● **TASK TO COMPLETE**
Skipping all pictures, set down the lines of the listing from the first through the one with "plt.rcParams['mathtext.default'] = 'regular'".

● **DATASET CONTENT**
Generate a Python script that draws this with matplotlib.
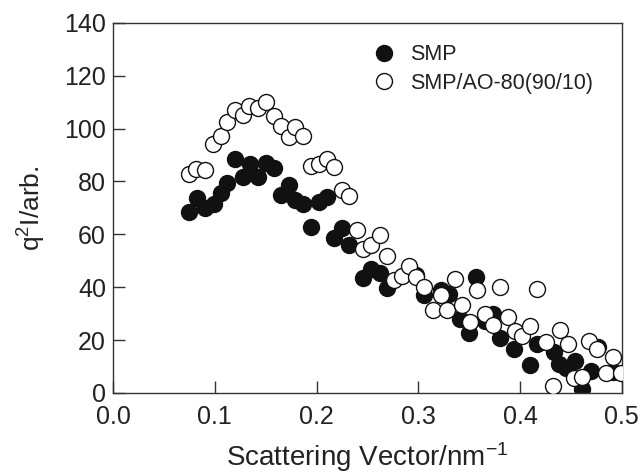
import matplotlib
matplotlib.use("Agg")
import matplotlib.pyplot as plt

plt.rcParams['font.family'] = ['Liberation Sans', 'DejaVu Sans']
plt.rcParams['mathtext.default'] = 'regular'

# SMP (filled circles)
smp_q = [0.075, 0.083, 0.090, 0.099, 0.106, 0.112, 0.120, 0.128, 0.135, 0.142,
         0.150, 0.158, 0.165, 0.173, 0.179, 0.187, 0.195, 0.202, 0.210, 0.217,
         0.225, 0.232, 0.246, 0.254, 0.262, 0.269, 0.298, 0.306, 0.322, 0.330,
         0.341, 0.350, 0.357, 0.366, 0.373, 0.380, 0.394, 0.410, 0.417, 0.433,
         0.438, 0.445, 0.454, 0.461, 0.470, 0.477, 0.491]
smp_i = [68.4, 73.9, 69.9, 71.6, 75.6, 79.4, 88.6, 81.7, 86.7, 81.7,
         87.1, 85.1, 74.7, 78.5, 73.1, 71.6, 62.7, 72.2, 74.1, 58.7,
         62.4, 56.1, 43.6, 47.0, 45.3, 39.8, 44.7, 36.9, 38.8, 37.5,
         27.8, 22.7, 43.8, 27.4, 29.9, 20.8, 16.7, 10.4, 18.6, 15.4,
         11.0, 9.3, 12.0, 1.5, 8.5, 17.3, 7.8]

# SMP/AO-80(90/10) (open circles)
ao_q = [0.075, 0.082, 0.090, 0.098, 0.106, 0.112, 0.120, 0.128, 0.134, 0.142,
        0.150, 0.158, 0.165, 0.173, 0.179, 0.187, 0.195, 0.202, 0.210, 0.217,
        0.225, 0.232, 0.240, 0.246, 0.254, 0.262, 0.269, 0.276, 0.284, 0.291,
        0.298, 0.306, 0.314, 0.322, 0.328, 0.336, 0.343, 0.351, 0.358, 0.366,
        0.373, 0.380, 0.388, 0.395, 0.402, 0.410, 0.417, 0.425, 0.432, 0.439,
        0.447, 0.453, 0.461, 0.468, 0.476, 0.484, 0.491, 0.499]
ao_i = [82.9, 84.8, 84.5, 94.1, 97.1, 102.4, 106.9, 105.0, 108.4, 107.9,
        110.2, 104.7, 100.9, 96.8, 100.6, 97.1, 85.8, 86.5, 88.6, 85.5,
        76.6, 74.4, 61.5, 54.5, 55.8, 59.6, 51.8, 42.8, 44.4, 48.0,
        43.8, 40.0, 31.2, 36.9, 31.4, 43.2, 33.1, 26.8, 39.0, 29.9,
        25.8, 40.0, 28.9, 23.6, 21.7, 25.5, 39.4, 19.4, 2.8, 23.9,
        18.6, 5.6, 5.9, 19.6, 16.7, 7.4, 13.5, 7.4]

xticks = [0.0, 0.1, 0.2, 0.3, 0.4, 0.5]
yticks = [0, 20, 40, 60, 80, 100, 120, 140]

fig = plt.figure(figsize=(6.4, 4.74), dpi=100)
ax = fig.add_axes([0.1766, 0.1709, 0.795, 0.781])

ax.plot(smp_q, smp_i, 'o', ms=11.5, mfc='#111111', mec='#111111', mew=1.0,
        label='SMP', zorder=2)
ax.plot(ao_q, ao_i, 'o', ms=11.5, mfc='white', mec='#111111', mew=1.0,
        label='SMP/AO-80(90/10)', zorder=3)

ax.set_xlim(0, 0.5)
ax.set_ylim(0, 140)
ax.set_xticks(xticks)
ax.set_yticks(yticks)
ax.set_xticklabels([f"{v:.1f}" for v in xticks])
ax.tick_params(direction='in', length=8.5, width=1, labelsize=18,
               colors='#333333', labelcolor='#222222')
ax.tick_params(axis='x', pad=9)
ax.tick_params(axis='y', pad=5)
for s in ax.spines.values():
    s.set_linewidth(1.0)
    s.set_color('#333333')

ax.set_xlabel('Scattering Vector/nm$^{-1}$', fontsize=20, labelpad=8,
              color='#222222')
ax.set_ylabel('q$^{2}$I/arb.', fontsize=19, labelpad=12, color='#222222')

ax.legend(loc='upper left', bbox_to_anchor=(0.49, 0.965), frameon=False,
          fontsize=15.5, numpoints=1, handlelength=1.2, handletextpad=0.6,
          labelspacing=0.35, borderaxespad=0, labelcolor='#222222')

fig.savefig('out.png', dpi=100)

● **TASK ANSWER**
Generate a Python script that draws this with matplotlib.
import matplotlib
matplotlib.use("Agg")
import matplotlib.pyplot as plt

plt.rcParams['font.family'] = ['Liberation Sans', 'DejaVu Sans']
plt.rcParams['mathtext.default'] = 'regular'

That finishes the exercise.